■ **Set exercise**
Line by line, repeat the data below exactly, beginning at the first line and ending at the line with "from bokeh.resources import INLINE". Omit pictures.

■ **Data shown**
=-=-=
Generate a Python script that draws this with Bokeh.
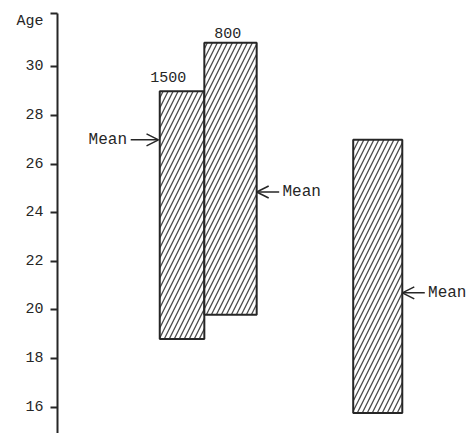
from bokeh.plotting import figure
from bokeh.models import (Range1d, FixedTicker, Label, Arrow, OpenHead, ColumnDataSource,
                          LinearAxis)
from bokeh.embed import file_html
from bokeh.resources import INLINE

# ---- data ----
group_labels = ["1500", "800", ""]
age_low = [18.8, 19.8, 15.75]
age_high = [29.0, 31.0, 27.0]
age_mean = [27.0, 24.85, 20.7]
y_ticks = [16, 18, 20, 22, 24, 26, 28, 30]
y_title = "Age"

# ---- layout (x positions of the bars on an arbitrary 0..10 scale) ----
bar_left = [2.50, 3.59, 7.23]
bar_right = [3.59, 4.87, 8.43]
mean_side = ["left", "right", "right"]

Y0, Y1 = 14.91, 32.20
TITLE_Y = 31.87
p = figure(width=466, height=433, output_backend="svg", toolbar_location=None,
           x_range=Range1d(0, 10), y_range=Range1d(Y0, Y1), x_axis_type=None,
           min_border_left=57, min_border_right=0, min_border_top=13, min_border_bottom=0)
p.outline_line_color = None
p.grid.visible = False
p.background_fill_color = "white"

ink = "#262626"

src = ColumnDataSource(dict(left=bar_left, right=bar_right, bottom=age_low, top=age_high))
p.quad(left="left", right="right", bottom="bottom", top="top", source=src,
       fill_color="white", line_color=ink, line_width=2,
       hatch_pattern="/", hatch_color="#4a4a4a", hatch_scale=10, hatch_weight=1.3)

# inner y axis: axis line and tick marks (top tick forms the bracket)
ax = p.yaxis[0]
ax.ticker = FixedTicker(ticks=y_ticks + [Y1])
ax.major_label_overrides = {t: "" for t in y_ticks + [Y1]}
ax.axis_line_width = 2
ax.axis_line_color = ink
ax.major_tick_line_width = 2
ax.major_tick_line_color = ink
ax.major_tick_out = 7
ax.major_tick_in = 0
ax.minor_tick_out = 0
ax.minor_tick_in = 0
ax.major_label_standoff = 0

# outer y axis: the labels, with the "Age" title at the top
ax2 = LinearAxis(ticker=FixedTicker(ticks=y_ticks + [TITLE_Y]),
                 major_label_overrides={TITLE_Y: y_title},
                 axis_line_color=None, major_tick_line_color=None,
                 minor_tick_line_color=None, major_tick_out=0, major_tick_in=0,
                 major_label_standoff=7,
                 major_label_text_font="Liberation Mono",
                 major_label_text_font_size="15px",
                 major_label_text_color=ink)
p.add_layout(ax2, "left")

# group size labels over bars
lx = [2.71, 4.16]
ly = [29.58, 31.39]
for i in range(2):
    p.add_layout(Label(x=lx[i], y=ly[i], text=group_labels[i], text_align="center",
                       text_baseline="middle", text_font="Liberation Mono",
                       text_font_size="15px", text_color=ink))

# mean arrows
for i in range(3):
    if mean_side[i] == "left":
        head = bar_left[i] - 0.03
        tail = head - 0.68
        tx, align = tail - 0.09, "right"
    else:
        head = bar_right[i] + 0.0
        tail = head + 0.55
        tx, align = tail + 0.08, "left"
    p.add_layout(Arrow(x_start=tail, y_start=age_mean[i], x_end=head, y_end=age_mean[i],
                       line_color=ink, line_width=1.5,
                       end=OpenHead(size=12, line_color=ink, line_width=1.5)))
    p.add_layout(Label(x=tx, y=age_mean[i], text="Mean", text_align=align,
                       text_baseline="middle", text_font="Liberation Mono",
                       text_font_size="16px", text_color=ink))

open("out.html", "w").write(file_html(p, INLINE))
=-=-=
■ **Completed task**
Generate a Python script that draws this with Bokeh.
from bokeh.plotting import figure
from bokeh.models import (Range1d, FixedTicker, Label, Arrow, OpenHead, ColumnDataSource,
                          LinearAxis)
from bokeh.embed import file_html
from bokeh.resources import INLINE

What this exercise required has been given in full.